Virus identification carried out using negative staining electron microscopy revealed a spherically rounded, virus-like particle with characteristic projections resembling spike structures (Figure 3). Subsequent analysis by comparison revealed that the virus morphology observed in this study was similar to that reported by Tsang et al. [12].

Figure 3

Negative staining electron microscopy showing the morphological appearance of the isolated virus. Note: presence of spike projections surrounding the viral particle (arrow) whose diameter ranges from 80 to 120 nm. Mag ×100 μm.

Despite evidence of virus growth in egg embryo and cell culture, attempts to detect common viral diseases using specific primers against NDV, AI, and IBV were unsuccessful [7]; hence, a next-generation RNA sequencing approach was employed. Following sequencing, analysis of the generated sequences (Genbank accession number: KX061539) using NCBI BLAST revealed high sequence homology with exogenous ALV viral envelope protein region. Furthermore, phylogenetic characterization using the entire envelope sequences (1230 bp) revealed close identity with exogenous ALV-TW-3593 from Taiwan (100%), ALV-Hkd-026 strains from Japan (99%), and a putative endogeneous ALV sequence designated ALVE-B11 (99%). In terms of virus subgroup, the identified local ALV sequences demonstrated closeness to ALV J, ALV E, and recombinant ALV A/E as well as an endogenous ALV of chicken (Figure 4).

Figure 4

Neighbor-joining phylogenetic analysis using partial nucleotide sequences of the ALV envelope gp85 glycoprotein gene. Malaysian ALV isolate is presented in bold red ink. The confidence level of the inferred tree was determined using 1000 bootstrap. Evolutionary analysis was conducted in MEGA6 software.

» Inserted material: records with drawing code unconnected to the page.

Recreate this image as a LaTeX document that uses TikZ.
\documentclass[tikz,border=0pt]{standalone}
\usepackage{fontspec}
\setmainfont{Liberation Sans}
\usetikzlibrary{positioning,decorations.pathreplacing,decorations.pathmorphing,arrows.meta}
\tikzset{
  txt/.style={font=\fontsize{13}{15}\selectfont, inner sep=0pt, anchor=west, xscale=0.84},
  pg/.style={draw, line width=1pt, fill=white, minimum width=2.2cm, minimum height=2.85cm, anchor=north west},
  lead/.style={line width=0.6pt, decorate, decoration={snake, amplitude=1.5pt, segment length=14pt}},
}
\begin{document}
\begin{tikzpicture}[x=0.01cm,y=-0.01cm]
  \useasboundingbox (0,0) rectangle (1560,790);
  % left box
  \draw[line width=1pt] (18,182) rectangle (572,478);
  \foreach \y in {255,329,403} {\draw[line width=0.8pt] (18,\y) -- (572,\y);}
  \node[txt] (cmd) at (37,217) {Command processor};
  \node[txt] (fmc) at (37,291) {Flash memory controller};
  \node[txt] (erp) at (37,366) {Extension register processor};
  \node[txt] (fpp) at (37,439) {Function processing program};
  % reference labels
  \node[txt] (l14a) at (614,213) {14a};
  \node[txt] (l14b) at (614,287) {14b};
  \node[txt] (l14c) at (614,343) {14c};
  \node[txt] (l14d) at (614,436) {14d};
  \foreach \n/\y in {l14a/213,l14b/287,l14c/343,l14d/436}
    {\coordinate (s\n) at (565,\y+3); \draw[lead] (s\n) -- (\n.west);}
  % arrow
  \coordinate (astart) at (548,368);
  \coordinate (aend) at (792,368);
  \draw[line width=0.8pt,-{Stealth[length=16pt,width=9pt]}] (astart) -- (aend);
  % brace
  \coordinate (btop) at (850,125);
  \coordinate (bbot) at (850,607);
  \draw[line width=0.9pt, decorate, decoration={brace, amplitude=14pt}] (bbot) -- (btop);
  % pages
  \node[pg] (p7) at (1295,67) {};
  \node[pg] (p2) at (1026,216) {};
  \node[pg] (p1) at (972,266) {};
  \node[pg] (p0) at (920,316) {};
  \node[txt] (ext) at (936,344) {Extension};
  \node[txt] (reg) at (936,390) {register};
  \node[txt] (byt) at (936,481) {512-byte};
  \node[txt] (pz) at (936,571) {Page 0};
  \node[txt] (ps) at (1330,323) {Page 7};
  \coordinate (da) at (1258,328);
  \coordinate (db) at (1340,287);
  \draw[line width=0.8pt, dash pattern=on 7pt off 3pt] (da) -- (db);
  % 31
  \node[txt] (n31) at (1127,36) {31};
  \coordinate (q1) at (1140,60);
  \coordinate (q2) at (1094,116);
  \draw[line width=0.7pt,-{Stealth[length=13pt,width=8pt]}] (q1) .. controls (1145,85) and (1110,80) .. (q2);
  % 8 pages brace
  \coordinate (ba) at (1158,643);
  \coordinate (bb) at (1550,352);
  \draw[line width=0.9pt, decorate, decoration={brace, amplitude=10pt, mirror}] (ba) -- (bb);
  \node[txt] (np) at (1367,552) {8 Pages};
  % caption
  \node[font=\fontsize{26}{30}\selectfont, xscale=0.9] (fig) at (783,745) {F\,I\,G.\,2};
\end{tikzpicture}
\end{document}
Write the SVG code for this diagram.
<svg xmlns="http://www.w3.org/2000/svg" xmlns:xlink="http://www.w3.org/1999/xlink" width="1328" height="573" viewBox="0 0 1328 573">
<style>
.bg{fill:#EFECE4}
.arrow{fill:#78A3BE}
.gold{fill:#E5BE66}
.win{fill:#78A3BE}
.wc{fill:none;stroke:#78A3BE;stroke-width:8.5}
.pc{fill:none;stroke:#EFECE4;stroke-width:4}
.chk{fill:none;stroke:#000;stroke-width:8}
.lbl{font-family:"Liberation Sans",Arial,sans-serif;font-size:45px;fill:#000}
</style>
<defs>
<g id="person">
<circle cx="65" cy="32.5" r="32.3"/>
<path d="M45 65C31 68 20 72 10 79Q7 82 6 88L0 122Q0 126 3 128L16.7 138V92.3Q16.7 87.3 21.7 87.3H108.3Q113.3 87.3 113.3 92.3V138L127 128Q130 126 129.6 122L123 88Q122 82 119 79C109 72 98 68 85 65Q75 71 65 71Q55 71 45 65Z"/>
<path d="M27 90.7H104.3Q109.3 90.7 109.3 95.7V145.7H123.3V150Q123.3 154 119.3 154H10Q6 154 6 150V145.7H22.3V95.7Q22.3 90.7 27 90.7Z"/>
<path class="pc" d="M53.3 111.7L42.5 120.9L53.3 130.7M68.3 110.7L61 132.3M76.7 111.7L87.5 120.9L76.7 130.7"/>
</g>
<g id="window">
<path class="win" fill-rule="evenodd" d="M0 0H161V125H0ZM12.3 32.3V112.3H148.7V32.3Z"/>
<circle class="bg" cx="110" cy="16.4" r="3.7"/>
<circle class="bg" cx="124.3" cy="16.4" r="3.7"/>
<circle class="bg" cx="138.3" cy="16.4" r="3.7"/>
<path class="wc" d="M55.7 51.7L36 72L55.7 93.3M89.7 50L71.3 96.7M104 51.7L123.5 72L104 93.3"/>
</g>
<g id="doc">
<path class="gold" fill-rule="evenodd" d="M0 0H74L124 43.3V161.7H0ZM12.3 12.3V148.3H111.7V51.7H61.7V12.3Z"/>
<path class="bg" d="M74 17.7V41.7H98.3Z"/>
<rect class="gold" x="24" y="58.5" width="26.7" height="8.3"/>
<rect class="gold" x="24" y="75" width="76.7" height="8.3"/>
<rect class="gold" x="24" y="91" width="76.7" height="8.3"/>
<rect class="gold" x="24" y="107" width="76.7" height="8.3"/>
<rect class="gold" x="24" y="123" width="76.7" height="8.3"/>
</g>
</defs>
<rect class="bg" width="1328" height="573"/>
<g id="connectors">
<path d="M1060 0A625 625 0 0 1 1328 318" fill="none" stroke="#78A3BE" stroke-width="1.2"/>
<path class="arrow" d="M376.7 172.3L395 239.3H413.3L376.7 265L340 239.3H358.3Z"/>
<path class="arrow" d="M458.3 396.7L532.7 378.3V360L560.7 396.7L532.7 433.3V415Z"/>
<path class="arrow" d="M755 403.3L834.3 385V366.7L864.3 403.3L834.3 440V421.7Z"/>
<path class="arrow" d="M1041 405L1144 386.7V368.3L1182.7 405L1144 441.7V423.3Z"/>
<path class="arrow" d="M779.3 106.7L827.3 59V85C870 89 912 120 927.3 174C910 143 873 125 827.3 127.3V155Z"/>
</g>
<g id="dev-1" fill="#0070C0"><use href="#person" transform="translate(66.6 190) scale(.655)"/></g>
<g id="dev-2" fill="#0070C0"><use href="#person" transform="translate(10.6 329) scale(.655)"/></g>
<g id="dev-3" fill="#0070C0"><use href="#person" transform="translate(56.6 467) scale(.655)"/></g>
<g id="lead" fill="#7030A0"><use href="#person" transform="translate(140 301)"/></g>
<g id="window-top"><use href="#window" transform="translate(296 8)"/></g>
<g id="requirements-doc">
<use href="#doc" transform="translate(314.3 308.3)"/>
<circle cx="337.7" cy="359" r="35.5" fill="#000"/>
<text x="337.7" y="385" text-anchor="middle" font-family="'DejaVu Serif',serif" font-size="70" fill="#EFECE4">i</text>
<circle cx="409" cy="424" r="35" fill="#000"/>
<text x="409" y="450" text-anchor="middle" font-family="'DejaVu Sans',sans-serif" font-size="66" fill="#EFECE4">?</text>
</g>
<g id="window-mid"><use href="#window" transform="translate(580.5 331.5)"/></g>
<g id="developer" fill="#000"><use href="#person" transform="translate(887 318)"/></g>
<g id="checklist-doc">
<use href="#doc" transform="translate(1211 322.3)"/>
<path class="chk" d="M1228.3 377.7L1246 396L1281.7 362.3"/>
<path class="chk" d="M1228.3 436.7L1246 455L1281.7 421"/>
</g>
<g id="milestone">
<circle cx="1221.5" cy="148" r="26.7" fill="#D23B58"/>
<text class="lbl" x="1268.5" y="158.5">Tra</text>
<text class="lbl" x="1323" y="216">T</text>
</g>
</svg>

In terms of protein sequences, which comprise the receptor binding SU domain (gp85) and transmembrane protein TM domain (gp37), Malaysian ALV isolate also phylogenetically clustered with Taiwanese isolate (TW3593) and Chinese isolate (WB11008e) as well as Japanese isolate (Hkd026) (figure not shown).

In view of the nature of retroviruses, it is usual that mutation and recombination in ALV may influence virus diversity and tissue tropism as well as the severity of infection they cause [13]. These factors might probably account for the reported high mortality rate observed in the farm as well as during passaging of virus in embryo.

4. Conclusion

Based on the findings observed in this report, it was concluded that the present outbreak was associated with ALV. The study further demonstrates that ALV continues to circulate among poultry in Malaysia though it might be underdiagnosed. There is the need for flock monitoring against ALV and the possibility of including ALV infection as one of the differentials in related outbreaks. It is recommended to further study the molecular epidemiology and pathogenesis of the present local ALV strain in Malaysia.